There are many little-isolated pockets of software engineering in existence right now, I’ve worked in a few of them in the past. What really stands out is that they are considerably less stressful, more productive and you feel really proud of the work. Slapping together crud in a hurry is the exact opposite; some crazy deadline gets met, but that’s it. Still, the bulk of the nearly 18M programmers on the planet right now are explicitly oriented towards just pounding stuff out. And of the probably trillions of lines of code that are implicitly relied on by any non-trivial system, more and more of it is utilizing less and less knowledge. It is entirely possible to create well-engineered software, and it is possible to achieve decent quality in a reasonable amount of time, but we are slipping ever farther away from that goal.

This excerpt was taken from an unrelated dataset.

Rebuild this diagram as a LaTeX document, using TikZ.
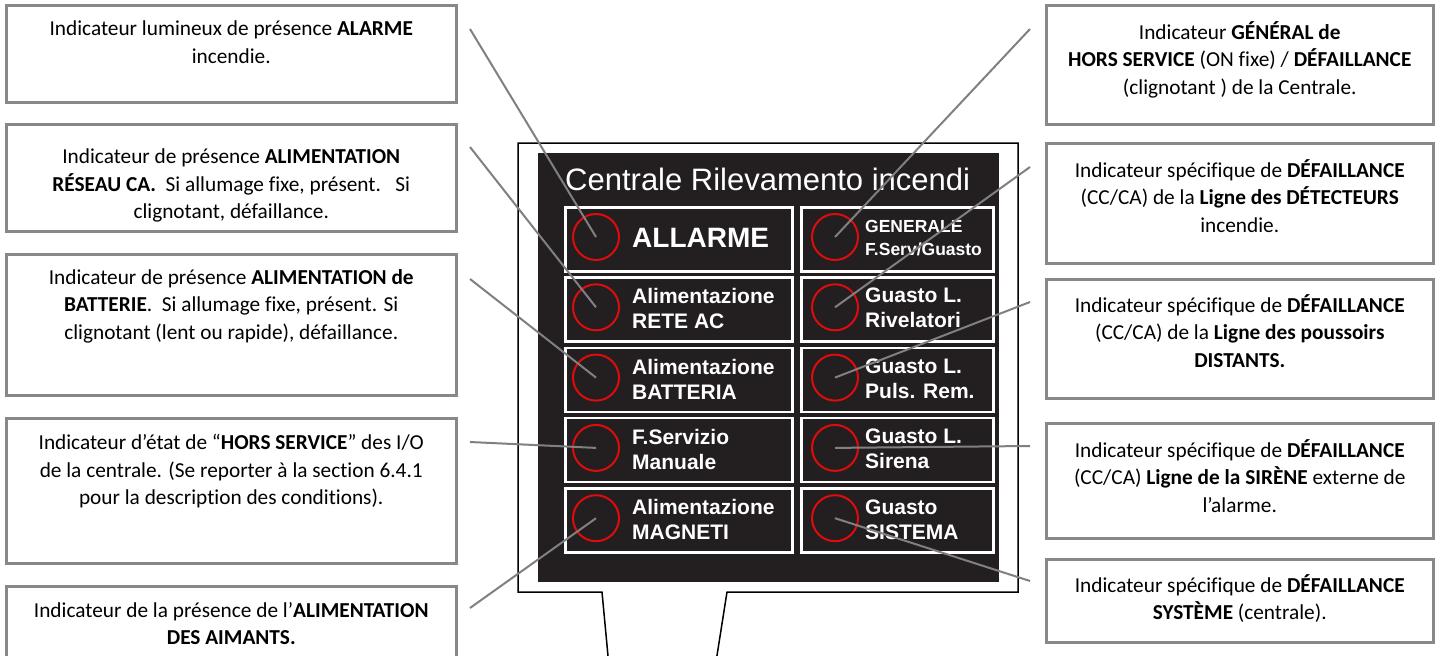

At some point, software engineering will become mandated. As software ‘eats the world’ the unpredictability of what we are currently creating will become increasingly hazardous. Eventually, this will no longer be tolerated. Given its inevitability, it would be far better if we voluntarily refactored our profession instead of having it forced on us by outsiders. A gentle realignment of our culture would be less of a setback than a Spanish-style inquisition. It’s pretty clear from recent events that we are running out of time, and it’s rather obvious that this needs to be a grassroots movement. We can actually engineer software, but it just isn’t happening often right now and it certainly isn’t a popular trend.